Why the Justice Department and FBI did not inform the White House until after the election of the investigation that turned up CIA Director David Petraeus’s involvement in an extra-marital affair is likely to bring tough new questions for Attorney General Eric Holder.
“It seems this (the investigation) has been going on for several months and, yet, now it appears that they’re saying that the FBI didn’t realize until Election Day that General Petraeus was involved. It just doesn’t add up,” Rep. Peter King (R-N.Y.), chairman of the House Homeland Security Committee, said Sunday on CNN.
A Wall Street Journal editorial on Sunday called it “passing strange, not to say politically convenient,” that the White House didn’t learn of the matter until President Barack Obama had won re-election.
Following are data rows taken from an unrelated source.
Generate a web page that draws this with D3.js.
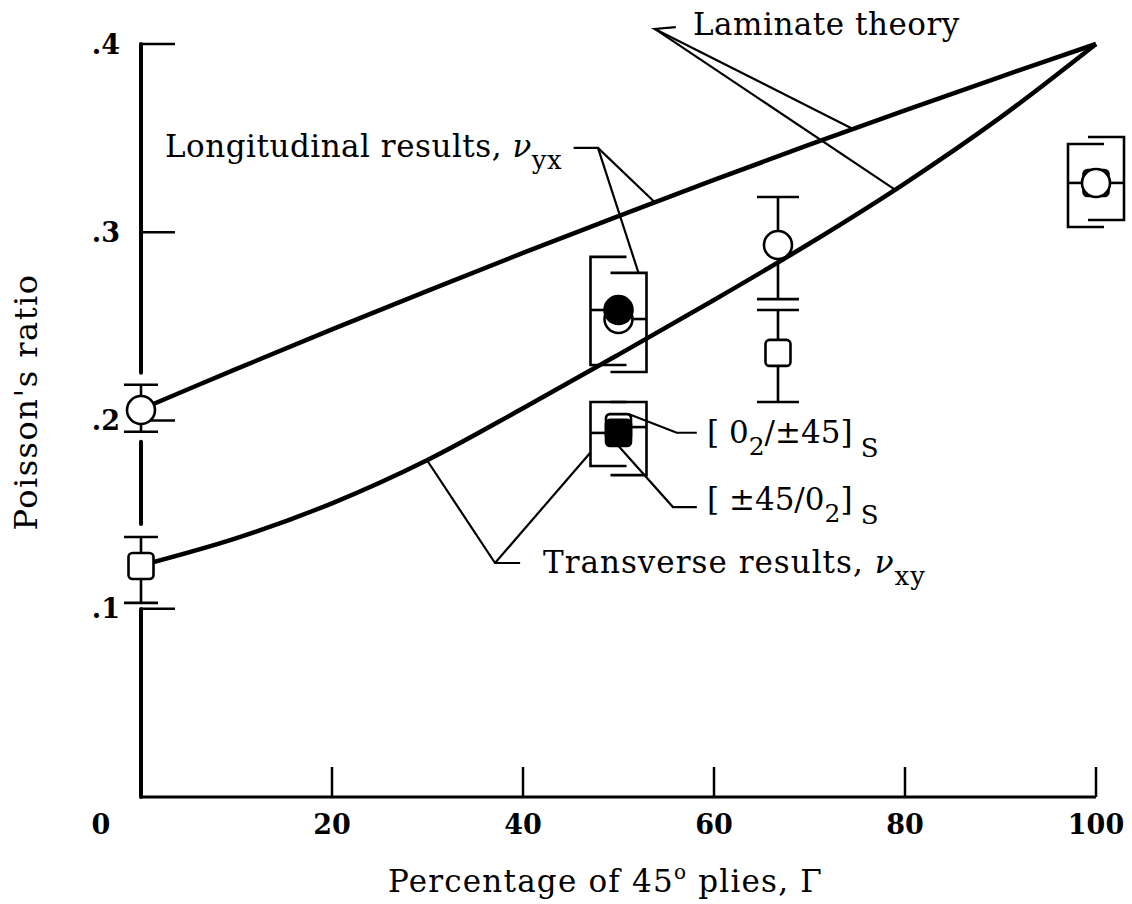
<!DOCTYPE html>
<html><head><meta charset="utf-8">
<script src="https://cdn.jsdelivr.net/npm/d3@7"></script>
<style>body{margin:0;background:#fff}svg{display:block}text{font-family:"DejaVu Serif",serif;fill:#000}</style>
</head><body>
<svg id="c" width="1132" height="904"></svg>
<script>
// ---------- data ----------
const xTicks = [0, 20, 40, 60, 80, 100];
const xTickLabels = ["0", "20", "40", "60", "80", "100"];
const yTicks = [0.1, 0.2, 0.3, 0.4];
const yTickLabels = [".1", ".2", ".3", ".4"];

// laminate theory curves
const lamX     = [0, 10, 20, 30, 40, 50, 60, 70, 80, 90, 100];
const lamNuYX  = [0.206, 0.2274, 0.2484, 0.2689, 0.289, 0.3086, 0.3278, 0.3465, 0.3648, 0.3826, 0.400];
const lamNuXY  = [0.123, 0.1375, 0.156, 0.179, 0.2065, 0.235, 0.264, 0.294, 0.326, 0.361, 0.400];

// longitudinal results (circles), nu_yx
const longX     = [0, 50, 50, 66.7, 100];
const longV     = [0.2056, 0.2539, 0.2587, 0.2932, 0.3262];
const longLo    = [0.194, 0.2258, 0.2295, 0.2645, 0.3028];
const longHi    = [0.219, 0.2784, 0.2869, 0.3187, 0.3469];
const longFill  = [false, false, true, false, false];   // filled = [±45/02]s
const longBar   = ["center", "right", "left", "center", "left"];

// transverse results (squares), nu_xy
const transX    = [0, 50, 50, 66.7, 100];
const transV    = [0.1227, 0.1965, 0.1934, 0.2359, 0.3262];
const transLo   = [0.1031, 0.1710, 0.1758, 0.2098, 0.3065];
const transHi   = [0.1381, 0.2098, 0.2098, 0.2587, 0.3506];
const transFill = [false, false, true, false, false];
const transBar  = ["center", "right", "left", "center", "right"];

// ---------- setup ----------
const svg = d3.select("#c");
const x = d3.scaleLinear().domain([0, 100]).range([141, 1096]);
const y = d3.scaleLinear().domain([0, 0.4]).range([797, 44]);
const FS = 31, LS = 0.5;

const interp = (xs, vs, xv) => {
  for (let i = 1; i < xs.length; i++) if (xv <= xs[i]) {
    const t = (xv - xs[i-1]) / (xs[i] - xs[i-1]); return vs[i-1] + t * (vs[i] - vs[i-1]);
  }
  return vs[vs.length-1];
};

const gAxes = svg.append("g");
const gLines = svg.append("g");
const gMarks = svg.append("g");
const gText = svg.append("g");

// ---------- axes ----------
const ax = x(0);
const gaps = [[y(longHi[0]) - 12, y(longLo[0]) + 10], [y(transHi[0]) - 13, y(transLo[0]) + 6]];
let segs = [], start = y(0.4);
gaps.forEach(g => { segs.push([start, g[0]]); start = g[1]; });
segs.push([start, y(0)]);
gAxes.selectAll("line.ya").data(segs).join("line")
  .attr("x1", ax).attr("x2", ax).attr("y1", d => d[0]).attr("y2", d => d[1])
  .attr("stroke", "#000").attr("stroke-width", 4).attr("stroke-linecap", "round");
gAxes.append("line").attr("x1", ax).attr("x2", x(100)).attr("y1", y(0)).attr("y2", y(0))
  .attr("stroke", "#000").attr("stroke-width", 3);
gAxes.selectAll("line.yt").data(yTicks).join("line")
  .attr("x1", ax).attr("x2", ax + 34).attr("y1", d => y(d)).attr("y2", d => y(d))
  .attr("stroke", "#000").attr("stroke-width", 2.5);
gAxes.selectAll("line.xt").data(xTicks.filter(d => d > 0)).join("line")
  .attr("x1", d => x(d)).attr("x2", d => x(d)).attr("y1", y(0)).attr("y2", y(0) - 30)
  .attr("stroke", "#000").attr("stroke-width", 2.5);
gText.selectAll("text.yl").data(yTicks).join("text")
  .attr("x", 120).attr("y", d => y(d)).attr("dy", "0.36em").attr("text-anchor", "end")
  .attr("font-size", 27).attr("font-weight", "bold").text((d, i) => yTickLabels[i]);
gText.selectAll("text.xl").data(xTicks).join("text")
  .attr("x", d => x(d)).attr("dx", d => d === 0 ? -40 : 0).attr("y", 834).attr("text-anchor", "middle")
  .attr("font-size", 27).attr("font-weight", "bold").text((d, i) => xTickLabels[i]);
const xt = gText.append("text").attr("x", 388).attr("y", 892).attr("font-size", FS).attr("letter-spacing", 1.2);
xt.append("tspan").text("Percentage of 45");
xt.append("tspan").attr("font-size", 20).attr("dy", -13).text("o");
xt.append("tspan").attr("dy", 13).text(" plies, Γ");
gText.append("text").attr("transform", "translate(37,402) rotate(-90)").attr("text-anchor", "middle")
  .attr("font-size", 32).attr("letter-spacing", 1.5).text("Poisson's ratio");

// ---------- theory curves ----------
const line = d3.line().x(d => x(d[0])).y(d => y(d[1])).curve(d3.curveCatmullRom);
[lamNuYX, lamNuXY].forEach(vs => {
  gLines.append("path").attr("d", line(lamX.map((xv, i) => [xv, vs[i]])))
    .attr("fill", "none").attr("stroke", "#000").attr("stroke-width", 4.5).attr("stroke-linejoin", "round");
});

// ---------- error bars + markers ----------
function drawSeries(X, V, Lo, Hi, Fill, Bar, shape) {
  X.forEach((xv, i) => {
    const cx = x(xv), cy = y(V[i]), yl = y(Lo[i]), yh = y(Hi[i]);
    const g = gMarks.append("g");
    const st = s => s.attr("stroke", "#000").attr("stroke-width", 2.6).attr("fill", "none");
    if (Bar[i] === "center") {
      const cw = xv === 0 ? 17 : 21;
      st(g.append("line").attr("x1", cx).attr("x2", cx).attr("y1", yh).attr("y2", yl));
      st(g.append("line").attr("x1", cx - cw).attr("x2", cx + cw).attr("y1", yh).attr("y2", yh));
      st(g.append("line").attr("x1", cx - cw).attr("x2", cx + cw).attr("y1", yl).attr("y2", yl));
    } else {
      const s = Bar[i] === "left" ? -1 : 1, bx = cx + s * 28, ex = cx - s * 8;
      st(g.append("path").attr("d", `M${ex},${yh}H${bx}V${yl}H${ex}`));
      st(g.append("line").attr("x1", bx).attr("x2", cx).attr("y1", cy).attr("y2", cy));
    }
  });
  X.forEach((xv, i) => {
    const cx = x(xv), cy = y(V[i]);
    const f = Fill[i] ? "#000" : "#fff";
    if (shape === "circle") {
      gMarks.append("circle").attr("cx", cx).attr("cy", cy).attr("r", 14)
        .attr("fill", f).attr("stroke", "#000").attr("stroke-width", 2.6);
    } else {
      gMarks.append("rect").attr("x", cx - 12.5).attr("y", cy - 13).attr("width", 25).attr("height", 26)
        .attr("rx", 4).attr("fill", f).attr("stroke", "#000").attr("stroke-width", 2.6);
    }
  });
}
drawSeries(transX, transV, transLo, transHi, transFill, transBar, "square");
drawSeries(longX, longV, longLo, longHi, longFill, longBar, "circle");

// ---------- annotations ----------
const leader = (pts, w) => gLines.append("path").attr("d", d3.line()(pts))
  .attr("fill", "none").attr("stroke", "#000").attr("stroke-width", w || 2.2);

// Laminate theory
const lo = [x(53.8), y(0.408)];
leader([[x(56.0), y(0.409)], lo, [x(74.55), y(interp(lamX, lamNuYX, 74.55))]]);
leader([lo, [x(78.95), y(interp(lamX, lamNuXY, 78.95))]]);
gText.append("text").attr("x", 693).attr("y", 35).attr("font-size", FS).attr("letter-spacing", LS).text("Laminate theory");

// Longitudinal results
const lg = [x(47.85), y(0.3448)];
leader([[x(45.3), y(0.3448)], lg, [x(53.8), y(interp(lamX, lamNuYX, 53.8))]]);
leader([lg, [x(50) + 20, y(longHi[1])]]);
const lt = gText.append("text").attr("x", 165).attr("y", 157).attr("font-size", FS).attr("letter-spacing", LS);
lt.append("tspan").text("Longitudinal results, ");
lt.append("tspan").attr("font-style", "italic").text("ν");
lt.append("tspan").attr("font-size", 26).attr("dy", 12).text("yx");

// Transverse results
const tg = [x(37.07), y(0.1243)];
leader([[x(29.95), y(interp(lamX, lamNuXY, 29.95))], tg, [x(39.7), y(0.1243)]]);
leader([tg, [x(50) - 28, y(0.183)]]);
const tt = gText.append("text").attr("x", 543).attr("y", 573).attr("font-size", FS).attr("letter-spacing", 1);
tt.append("tspan").text("Transverse results, ");
tt.append("tspan").attr("font-style", "italic").text("ν");
tt.append("tspan").attr("font-size", 26).attr("dy", 12).text("xy");

// layup labels
const l1 = [x(56.1), y(0.1935)];
leader([[x(50) + 10, y(transV[1]) - 13], l1, [x(58.2), y(0.1935)]]);
const t1 = gText.append("text").attr("x", 707).attr("y", 443).attr("font-size", FS);
t1.append("tspan").text("[ 0");
t1.append("tspan").attr("font-size", 25).attr("dy", 12).text("2");
t1.append("tspan").attr("dy", -12).text("/±45]");
t1.append("tspan").attr("font-size", 26).attr("dy", 14).text(" S");

const l2 = [x(55.7), y(0.1540)];
leader([[x(50), y(transV[2]) + 13], l2, [x(58.2), y(0.1540)]]);
const t2 = gText.append("text").attr("x", 707).attr("y", 510).attr("font-size", FS);
t2.append("tspan").text("[ ±45/0");
t2.append("tspan").attr("font-size", 25).attr("dy", 12).text("2");
t2.append("tspan").attr("dy", -12).text("]");
t2.append("tspan").attr("font-size", 26).attr("dy", 14).text(" S");
</script>
</body></html>
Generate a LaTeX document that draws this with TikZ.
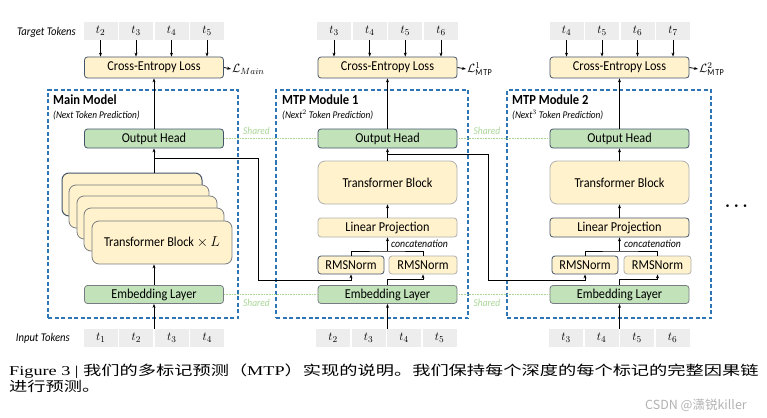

“A report of this kind had to have gone up the chain of command to FBI Director Robert Mueller, and probably to Attorney General Eric Holder. Did they not tell anybody at the White House, not even the general counsel? This is odd, if not a dereliction, and the information chain needs to be understood,” the Journal’s editorial said.
According to a timeline reported by various news outlets, the FBI waited until 5 p.m. on Nov. 6 — Election night — to notify Director of National Intelligence James R. Clapper Jr. of the investigation. The probe had already been going on some months.
The next day, Clapper notified senior White House national security staff that Petraeus was considering resigning. Obama was told of the situation on Thursday, and by Friday had accepted the CIA director’s resignation.
An FBI official told Reuters that the congressional intelligence committees weren’t informed until last Friday because the criminal investigation began into harassing emails Petraeus’s mistress, Paula Broadwell, sent to another woman, now identified as a family friend from Tampa, Jill Kelley, 37.
Holder learned of the link to Petraeus in “late summer,” according to a news article published Sunday in the Wall Street Journal.
After a legal analysis about whether any charges could be brought, top officials approved an interview of Broadwell, the focus on the probe, the Journal said. The interview took place in September, and Broadwell admitted the affair and handed over her computer. Petraeus was interviewed in October shortly before the election, the Journal reported.
According to Reuters, the Justice Department followed policy and did not discuss the investigation outside the department for fear of jeopardizing a possible prosecution and for reasons of fairness and appropriateness. They also did not reveal the probe when House Majority Leader Eric Cantor called to report an FBI whistleblower’s allegation of a national security concern about Petraeus.
The Journal reported that the policy against disclosing criminal investigations to the White House or Congress was underlined in 2007 by then-Attorney General Michael Mukasey in a memo after the high-profile scandal over firings of U.S. Attorneys.
Sen. Dianne Feinstein (D-Calif.,) chairman of the Senate Intelligence committee, told the Journal, “We should have been told.” The congressional panel leaders are supposed to be informed of significant national security developments. She said she would examine the FBI’s failure to inform.
On Wednesday, FBI Deputy Director Sean Joyce and CIA Deputy Director Michael Morell will meet with leaders of congressional intelligence committees to discuss the matter.